The first time I saw it, a feral kitten was crouched in the road right in front of the house.  It just sat there, alone, and I stopped my car thinking the lovely little wild thing might need a home.  It’s a narrow street where you can only park on one side, so I had to stop in the middle of the roadway to avoid hitting the cat.  The kitten just sat  there, determined and gorgeous, and I got out of my car to inch closer.  There was no traffic on this little street, a forgotten roadway just off one main drag and parallel to another.

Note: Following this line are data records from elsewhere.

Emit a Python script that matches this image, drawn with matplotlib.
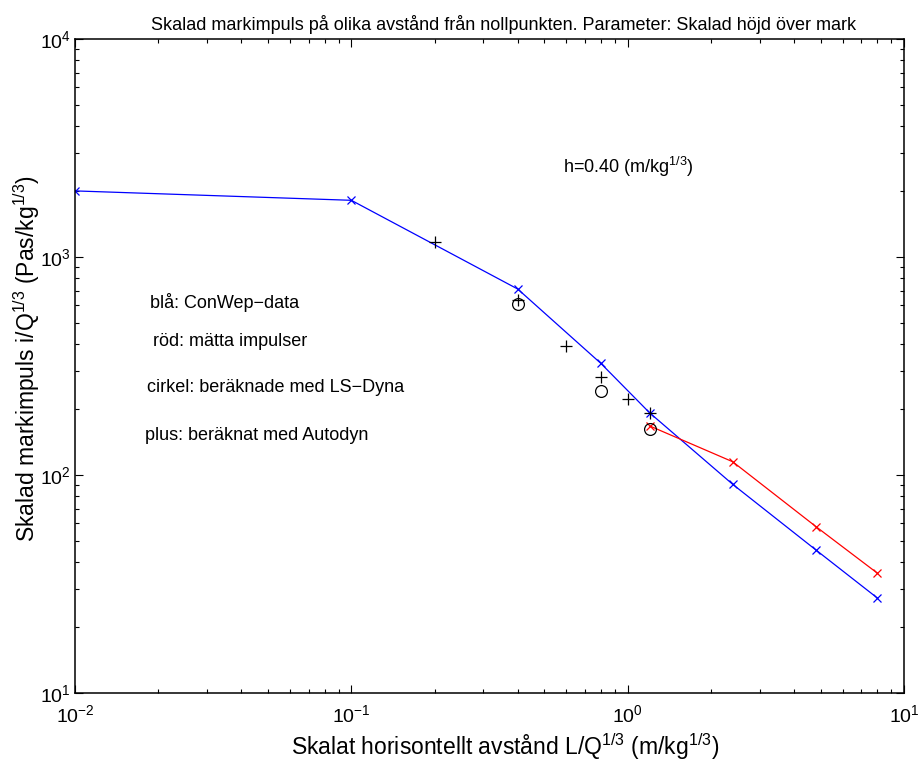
import matplotlib
matplotlib.use("Agg")
import matplotlib.pyplot as plt
from matplotlib.ticker import LogLocator

plt.rcParams["font.family"] = ["Liberation Sans", "DejaVu Sans"]
plt.rcParams["mathtext.fontset"] = "custom"
plt.rcParams["mathtext.rm"] = "Liberation Sans"
plt.rcParams["mathtext.it"] = "Liberation Sans:italic"
plt.rcParams["mathtext.bf"] = "Liberation Sans:bold"

# ConWep reference curve (blue)
conwep_x = [0.01, 0.1, 0.4, 0.8, 1.2, 2.4, 4.8, 8.0]
conwep_y = [2010, 1820, 713, 325, 193, 90.6, 45.3, 27.3]

# Measured impulses (red)
measured_x = [1.2, 2.4, 4.8, 8.0]
measured_y = [168, 115, 58, 35.5]

# LS-Dyna results (circles)
lsdyna_x = [0.4, 0.8, 1.2]
lsdyna_y = [607, 244, 162]

# Autodyn results (plus)
autodyn_x = [0.2, 0.4, 0.6, 0.8, 1.0, 1.2]
autodyn_y = [1175, 635, 391, 282, 222, 192]

fig = plt.figure(figsize=(9.18, 7.60), dpi=100)
# axes box in pixels: left 75, right 904, top 39, bottom 693
ax = fig.add_axes([75 / 918, 1 - 693 / 760, 829 / 918, 654 / 760])

ax.plot(conwep_x, conwep_y, color="#0000ff", lw=0.9, marker="x", ms=6, mew=0.9)
ax.plot(measured_x, measured_y, color="#ff0000", lw=0.9, marker="x", ms=6, mew=0.9)
ax.plot(lsdyna_x, lsdyna_y, ls="none", marker="o", ms=8.5, mfc="none", mec="black", mew=0.9)
ax.plot(autodyn_x, autodyn_y, ls="none", marker="+", ms=8, mec="black", mew=0.9)

ax.set_xscale("log")
ax.set_yscale("log")
ax.set_xlim(1e-2, 1e1)
ax.set_ylim(1e1, 1e4)
ax.xaxis.set_major_locator(LogLocator(base=10, numticks=10))
ax.yaxis.set_major_locator(LogLocator(base=10, numticks=10))
ax.xaxis.set_minor_locator(LogLocator(base=10, subs=range(2, 10), numticks=20))
ax.yaxis.set_minor_locator(LogLocator(base=10, subs=range(2, 10), numticks=20))

ax.tick_params(which="both", direction="in", top=True, right=True, labelsize=14, color="black")
ax.tick_params(which="major", length=6, width=0.8)
ax.tick_params(which="minor", length=3, width=0.8)
ax.tick_params(axis="x", which="major", pad=8)
ax.tick_params(axis="y", which="major", pad=3)
for s in ax.spines.values():
    s.set_linewidth(1.1)


def to_axes(px, py):
    return (px - 75) / 829, (693 - py) / 654


ax.set_title("Skalad markimpuls på olika avstånd från nollpunkten. Parameter: Skalad höjd över mark",
             fontsize=13, pad=6.5, x=to_axes(504, 0)[0])
ax.set_xlabel(r"Skalat horisontellt avstånd L/Q$^{1/3}$ (m/kg$^{1/3}$)", fontsize=16.5)
ax.xaxis.set_label_coords(to_axes(505, 0)[0], to_axes(0, 731)[1])
ax.set_ylabel(r"Skalad markimpuls i/Q$^{1/3}$ (Pas/kg$^{1/3}$)", fontsize=16.5)
ax.yaxis.set_label_coords(to_axes(42, 0)[0], to_axes(0, 358)[1])

ax.text(*to_axes(563, 167), r"h=0.40 (m/kg$^{1/3}$)",
        transform=ax.transAxes, fontsize=13, va="center", ha="left")
notes = [
    (150, 302, "blå: ConWep−data"),
    (153, 342, "röd: mätta impulser"),
    (147, 388, "cirkel: beräknade med LS−Dyna"),
    (145, 436, "plus: beräknat med Autodyn"),
]
for px, py, txt in notes:
    ax.text(*to_axes(px, py), txt, transform=ax.transAxes,
            fontsize=13, va="center", ha="left")

fig.savefig("out.png", dpi=100)
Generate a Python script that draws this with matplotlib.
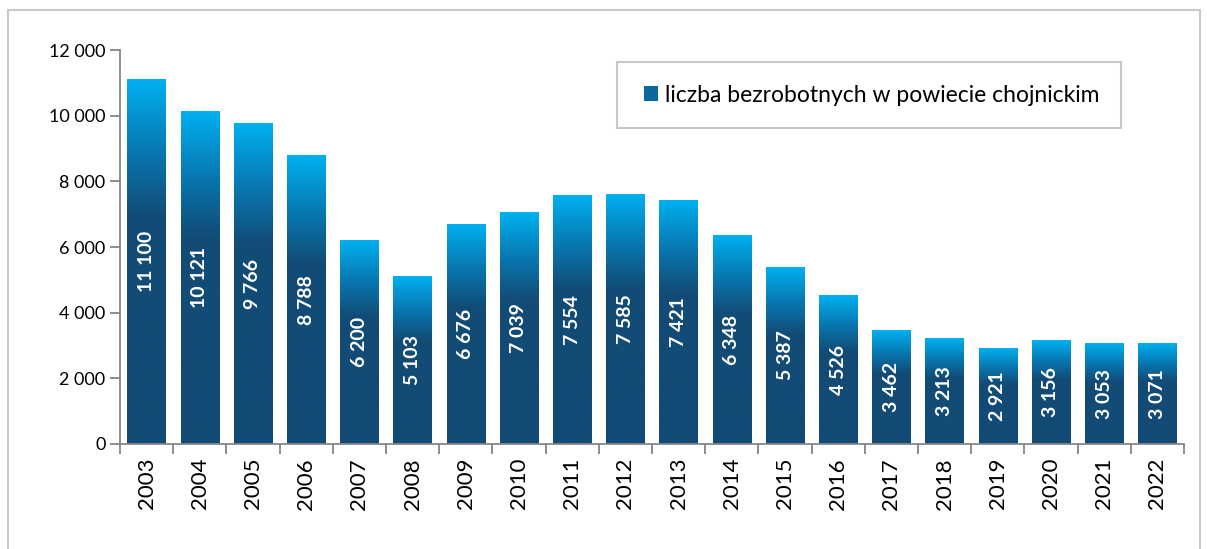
import numpy as np
import matplotlib.pyplot as plt
from matplotlib.colors import LinearSegmentedColormap
from matplotlib.patches import Rectangle
from matplotlib.ticker import FuncFormatter

# data
years = ['2003', '2004', '2005', '2006', '2007', '2008', '2009', '2010', '2011', '2012',
         '2013', '2014', '2015', '2016', '2017', '2018', '2019', '2020', '2021', '2022']
unemployed = [11100, 10121, 9766, 8788, 6200, 5103, 6676, 7039, 7554, 7585,
              7421, 6348, 5387, 4526, 3462, 3213, 2921, 3156, 3053, 3071]
legend_label = 'liczba bezrobotnych w powiecie chojnickim'

plt.rcParams['font.family'] = ['Lato', 'DejaVu Sans']

W, H = 1207, 549
fig = plt.figure(figsize=(W / 100, H / 100), dpi=100)
ax = fig.add_axes([120 / W, 1 - 444 / H, (1184 - 120) / W, (444 - 50) / H])

# outer frame (bottom edge is cut off in the original)
fig.patches.append(Rectangle((8 / W, -0.05), 1192 / W, 1.05 - 10 / H, transform=fig.transFigure,
                             fill=False, edgecolor='#c8c8c8', linewidth=1.5))

# gradient: light at top, dark navy from ~38% down
dark = '#124b75'
light = '#00b0f0'
cmap = LinearSegmentedColormap.from_list('bar', [(0, dark), (0.62, dark), (0.8, '#0877b0'), (1, light)])
grad = np.linspace(0, 1, 256).reshape(-1, 1)

width = 0.72
x = np.arange(len(years))
for xi, v in zip(x, unemployed):
    ax.imshow(grad, extent=[xi - width / 2, xi + width / 2, 0, v], origin='lower',
              aspect='auto', cmap=cmap, zorder=2)
    ax.text(xi, v / 2, f'{v:,}'.replace(',', ' '), rotation=90, ha='center', va='center',
            color='white', fontsize=14, fontweight='bold', zorder=3)

ax.set_xlim(-0.5, len(years) - 0.5)
ax.set_ylim(0, 12000)
ax.set_yticks(range(0, 12001, 2000))
ax.yaxis.set_major_formatter(FuncFormatter(lambda v, p: f'{int(v):,}'.replace(',', ' ')))
ax.set_xticks(x)
ax.set_xticklabels(years, rotation=90)
ax.set_xticks(np.arange(-0.5, len(years)), minor=True)
ax.tick_params(axis='x', which='major', length=0, labelsize=16, pad=10)
ax.tick_params(axis='x', which='minor', length=7, color='#868686', width=1.3)
ax.tick_params(axis='y', length=7, color='#868686', width=1.3, labelsize=13)

for s in ['top', 'right']:
    ax.spines[s].set_visible(False)
for s in ['left', 'bottom']:
    ax.spines[s].set_color('#868686')
    ax.spines[s].set_linewidth(1.3)

# legend box
fig.patches.append(Rectangle((617 / W, 1 - 128 / H), 504 / W, 66 / H, transform=fig.transFigure,
                             fill=False, edgecolor='#c8c8c8', linewidth=1.5))
handle = Rectangle((0, 0), 1, 1, facecolor='#0a6a9e')
leg = fig.legend([handle], [legend_label], loc='center', bbox_to_anchor=(872 / W, 1 - 95 / H),
                 fontsize=16.5, frameon=False, handlelength=0.6, handleheight=0.6, handletextpad=0.3)

fig.savefig('out.png', dpi=100)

The kitten hissed at me when  I got near, then ran away to the porch of the house.  There I saw its mother and three other little faces staring back at me.  That’s when I noticed the house.  It wasn’t the house I noticed, exactly, but its air of freedom and otherworldliness.  The garden was small and wild, a patch of land where things were left to grow as they wished, an unruly cottage garden.

As years passed, I drove by the house again and again.  I always wondered who lived inside but never saw a human being there.  The garden grew, so I imagined someone must be planting and tending things.  I told myself stories about the people that might live in a house where everything looked so free.  I had visions of the wild woman I wanted to be and the cottage I wanted to have, a garden overgrown and lush, wild kittens looking out defiantly at the world.  The house looked like that of someone who didn’t care what people thought, a place where things were planted for joy and not aesthetics.  I loved that about it.

The cats in particular fascinated me.  In an area where letting cats procreate in the wild and live outdoors is moralistically frowned upon, this house always  had a new litter every few months.  They hung around the place, so someone was clearly feeding them.  But they were feral creatures and ran away at the sight of my car.   Eventually they grew up and moved away to parts unknown.

The house seemed to attract other magical things too.  Once, on my way to a road trip, a family of turkeys stood regally in the road and refused to allow me passage. When I slowed down to avoid hitting them, they started pecking at my tires.   My town is a couple of miles from Manhattan – this is not an everyday thing.  I told myself that it was the magical wild house attracting them, a place where they could find food, a place where freedom was honored.  I was so fascinated I took pictures of them.

Today I heard there was a house fire in the area.  On my way home from meeting a friend for coffee, I took the slight detour to make sure it wasn’t my wild house.  As soon as I saw the Sheriff’s Department Crime Scene truck parked on the corner, I began to pray it wasn’t them.  But it was.  As I inched behind the other rubberneckers, I wasn’t allowed to turn right onto the familiar street, so I was only able to see it from half a block away.  There were violent black marks on the white facade, an ugly record of where the flames shot up.  The house seemed slightly askew, as if things had buckled in it. Two people I’d never met, feeders of free kittens and wild flowers, had perished in the smoke.  It made me so very sad.

So now, in town, that will always be the house that burned down with two people in it.  I will probably  learn much more about them in death than  I ever knew in  life.  Eventually, it will be the place that gets bulldozed to the ground, its gardens trampled, the wild cats unfed.  Something I thought would last forever disappeared overnight, an ending to a story I hadn’t even realized I was watching.

Now that I know that ending, it’s hard not to let it color the whole rest of the story.  How I wish I could still think of it as the house where gardens and wildlife grow uninhibited.  How I wish they could have known the small  happinesses they gave me every time that I drove by.  And how I wish that ends like this one didn’t exist in our world.